TENDER
Hampstead Theatre, London NW3
Opened 10 September, 2001

*** Somehow Abi Morgan's play is solid and disappointing at once

Morgan's last two Edinburgh Fringe plays were oblique and adventurous; this portrait of people in search of attachment is more cautious.

The phrase which has been most often used of Tender is "soap opera". Morgan has written seven people of differing ages, classes and lifestyles in a city, whose paths cross and entangle in various ways. Most of the scenes are duologues, none bigger than a quartet. We see casual sex, adultery, suicide, separation, the search for a missing partner all kinds of ways in which one is defined by a single significant relationship.

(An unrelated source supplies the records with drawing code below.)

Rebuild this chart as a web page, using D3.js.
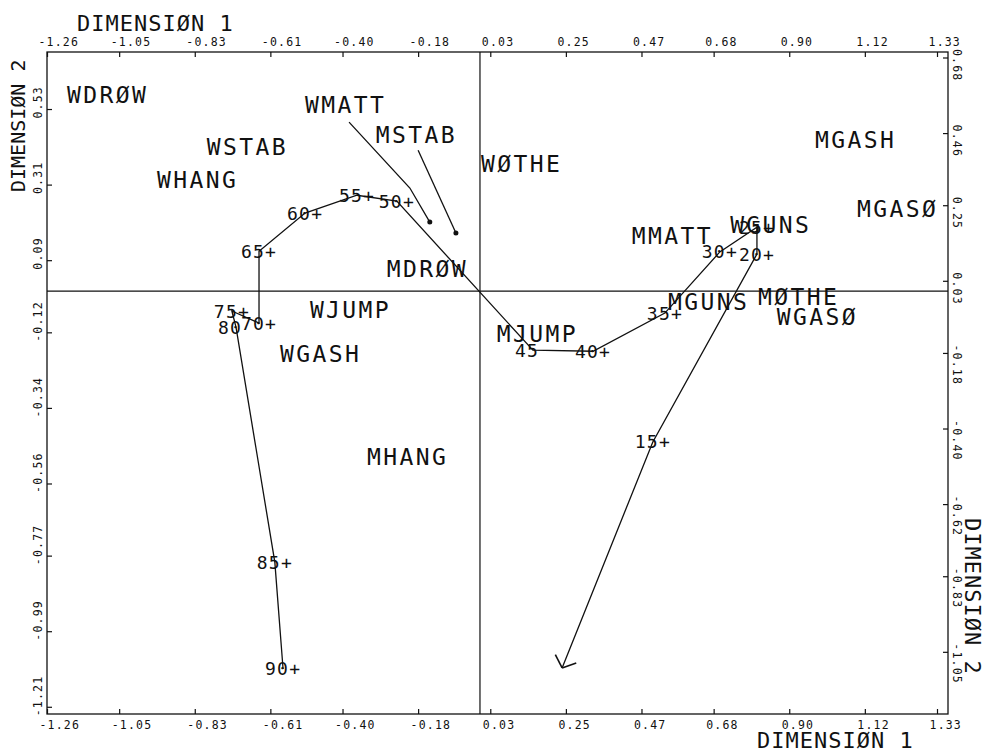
<!DOCTYPE html>
<html>
<head>
<meta charset="utf-8">
<script src="https://cdn.jsdelivr.net/npm/d3@7"></script>
<style>
  body { margin: 0; background: white; }
</style>
</head>
<body>
<script>
const FONT = '"DejaVu Sans Mono", monospace'
const INK = '#111'

// tick labels as printed on the plot
const X_TICKS = ['-1.26', '-1.05', '-0.83', '-0.61', '-0.40', '-0.18', '0.03', '0.25', '0.47', '0.68', '0.90', '1.12', '1.33']
const Y_TICKS_LEFT = ['-1.21', '-0.99', '-0.77', '-0.56', '-0.34', '-0.12', '0.09', '0.31', '0.53']
const Y_TICKS_RIGHT = ['-1.05', '-0.83', '-0.62', '-0.40', '-0.18', '0.03', '0.25', '0.46', '0.68']

// category points (label placed at the point)
const CATS = ['WDRØW', 'WMATT', 'MSTAB', 'WSTAB', 'WHANG', 'WØTHE', 'MGASH', 'MGASØ', 'MMATT',
  'WGUNS', 'MGUNS', 'MØTHE', 'WGASØ', 'MJUMP', 'MDRØW', 'WJUMP', 'WGASH', 'MHANG']
const CAT_X = [-1.202, -0.509, -0.303, -0.795, -0.940, 0.003, 0.975, 1.097, 0.442,
  0.728, 0.547, 0.809, 0.864, 0.049, -0.271, -0.495, -0.582, -0.329]
const CAT_Y = [0.547, 0.518, 0.431, 0.396, 0.300, 0.346, 0.416, 0.215, 0.137,
  0.169, -0.055, -0.041, -0.099, -0.148, 0.041, -0.079, -0.207, -0.506]

// age trajectory, last point is the arrow tip
const AGES = ['90+', '85+', '80', '75+', '70+', '65+', '60+', '55+', '50+', '45', '40+', '35+', '30+', '25+', '20+', '15+', '']
const AGE_X = [-0.573, -0.597, -0.710, -0.722, -0.643, -0.643, -0.509, -0.358, -0.242, 0.154, 0.329, 0.538, 0.698, 0.806, 0.806, 0.503, 0.239]
const AGE_Y = [-1.100, -0.789, -0.105, -0.058, -0.093, 0.116, 0.227, 0.279, 0.262, -0.172, -0.175, -0.064, 0.114, 0.186, 0.108, -0.439, -1.097]

// leader lines from two labels to their points
const WMATT_X = [-0.381, -0.204, -0.146]
const WMATT_Y = [0.492, 0.300, 0.201]
const MSTAB_X = [-0.180, -0.070]
const MSTAB_Y = [0.410, 0.169]

const width = 987, height = 754
const mLeft = 47, mRight = 948, mTop = 52, mBottom = 714

const svg = d3.select('body').append('svg')
  .attr('width', width).attr('height', height)
  .style('font-family', FONT)

const x = d3.scaleLinear().domain([-1.26, 1.362]).range([mLeft, mRight])
const y = d3.scaleLinear().domain([-1.231, 0.696]).range([mBottom, mTop])

//Frame
svg.append('rect')
  .attr('x', mLeft).attr('y', mTop).attr('width', mRight - mLeft).attr('height', mBottom - mTop)
  .attr('fill', 'none').attr('stroke', INK).attr('stroke-width', 1.3)

//Axes through the origin
svg.append('line')
  .attr('x1', x(0)).attr('x2', x(0)).attr('y1', mTop).attr('y2', mBottom)
  .attr('stroke', INK).attr('stroke-width', 1.2)
svg.append('line')
  .attr('x1', mLeft).attr('x2', mRight).attr('y1', y(0)).attr('y2', y(0))
  .attr('stroke', INK).attr('stroke-width', 1.2)

function styleAxis(g) {
  g.select('.domain').remove()
  g.selectAll('.tick line').attr('stroke', INK).attr('stroke-width', 1.2)
  g.selectAll('.tick text')
    .attr('fill', INK).attr('font-family', FONT).attr('font-size', 11.5)
    .attr('letter-spacing', 1.2).attr('text-anchor', 'start').attr('dy', 0)
}

const xVals = X_TICKS.map(Number)
svg.append('g').attr('transform', `translate(0,${mTop})`)
  .call(d3.axisTop(x).tickValues(xVals).tickFormat((d, i) => X_TICKS[i]).tickSize(-5))
  .call(styleAxis)
  .selectAll('.tick text').attr('x', -9).attr('y', -6)
svg.append('g').attr('transform', `translate(0,${mBottom})`)
  .call(d3.axisBottom(x).tickValues(xVals).tickFormat((d, i) => X_TICKS[i]).tickSize(-5))
  .call(styleAxis)
  .selectAll('.tick text').attr('x', -8).attr('y', 15)
svg.append('g').attr('transform', `translate(${mLeft},0)`)
  .call(d3.axisLeft(y).tickValues(Y_TICKS_LEFT.map(Number)).tickFormat((d, i) => Y_TICKS_LEFT[i]).tickSize(-5))
  .call(styleAxis)
  .selectAll('.tick text').attr('x', 0).attr('y', 0).attr('transform', 'translate(-5,9) rotate(-90)')
svg.append('g').attr('transform', `translate(${mRight},0)`)
  .call(d3.axisRight(y).tickValues(Y_TICKS_RIGHT.map(Number)).tickFormat((d, i) => Y_TICKS_RIGHT[i]).tickSize(-5))
  .call(styleAxis)
  .selectAll('.tick text').attr('x', 0).attr('y', 0).attr('transform', 'translate(5,-9) rotate(90)')

//Axis titles
const title = (t) => svg.append('text').text(t)
  .attr('font-size', 22).attr('letter-spacing', 1).attr('fill', INK)
title('DIMENSIØN 1').attr('x', 77).attr('y', 31)
title('DIMENSIØN 1').attr('x', 757).attr('y', 748)
title('DIMENSIØN 2').attr('transform', 'translate(25,192) rotate(-90)').attr('font-size', 20).attr('letter-spacing', 0)
title('DIMENSIØN 2').attr('transform', 'translate(965,518) rotate(90)')

//Category labels
svg.append('g').selectAll('text').data(CATS).join('text')
  .text(d => d)
  .attr('x', (d, i) => x(CAT_X[i])).attr('y', (d, i) => y(CAT_Y[i]))
  .attr('font-size', 23).attr('letter-spacing', 2.4).attr('fill', INK)

//Leader lines with end dots
const line = d3.line().x(d => x(d[0])).y(d => y(d[1]))
const leaders = [d3.zip(WMATT_X, WMATT_Y), d3.zip(MSTAB_X, MSTAB_Y)]
svg.append('g').selectAll('path').data(leaders).join('path')
  .attr('d', line).attr('fill', 'none').attr('stroke', INK).attr('stroke-width', 1.3)
svg.append('g').selectAll('circle').data(leaders).join('circle')
  .attr('cx', d => x(d[d.length - 1][0])).attr('cy', d => y(d[d.length - 1][1]))
  .attr('r', 2.5).attr('fill', INK)

//Age trajectory
const agePts = d3.zip(AGE_X, AGE_Y)
svg.append('path').datum(agePts)
  .attr('d', line).attr('fill', 'none').attr('stroke', INK).attr('stroke-width', 1.3)

// arrow head at the last point
const n = agePts.length
const tx = x(AGE_X[n - 1]), ty = y(AGE_Y[n - 1])
const ang = Math.atan2(y(AGE_Y[n - 2]) - ty, x(AGE_X[n - 2]) - tx)
;[-0.85, 0.85].forEach(a => {
  svg.append('line')
    .attr('x1', tx).attr('y1', ty)
    .attr('x2', tx + 15 * Math.cos(ang + a)).attr('y2', ty + 15 * Math.sin(ang + a))
    .attr('stroke', INK).attr('stroke-width', 1.6)
})

svg.append('g').selectAll('text').data(AGES).join('text')
  .text(d => d)
  .attr('x', (d, i) => x(AGE_X[i]) - 18).attr('y', (d, i) => y(AGE_Y[i]) + 6.5)
  .attr('font-size', 18).attr('letter-spacing', 1.2).attr('fill', INK)

d3.select('svg').style('cursor', 'default')
</script>
</body>
</html>
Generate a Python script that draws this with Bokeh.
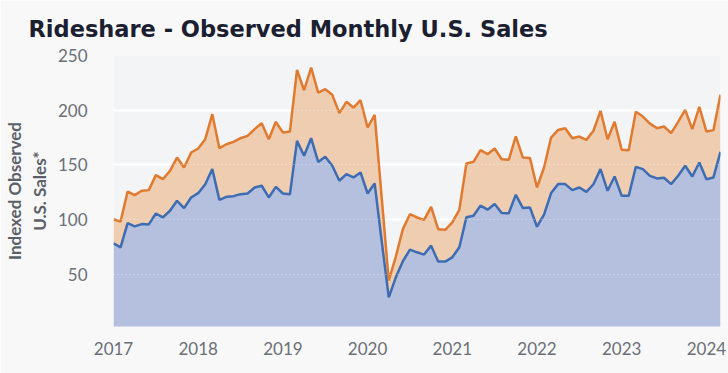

Morgan brings intelligence and sensitivity to bear upon her subject, but somehw it never quite takes flight. Where her earlier plays Splendour and Tiny Dynamite were structurally adventurous, and gained in impact through seldom making their points overtly, Tender feels as if she is reining in her formal exuberance, trying to compromise with an imagined mainstream, and thereby crippling herself.

Nicola Redmond gives a fine performance as Gloria, whose husband left one morning and never came back; she subsides from edginess into a kind of acceptance. Sean O'Callaghan is deceptively powerful, too, as Nathan, whose glacial artifice conceals a loss of his own. It's a perfectly serviceable evening, but it could have been much more.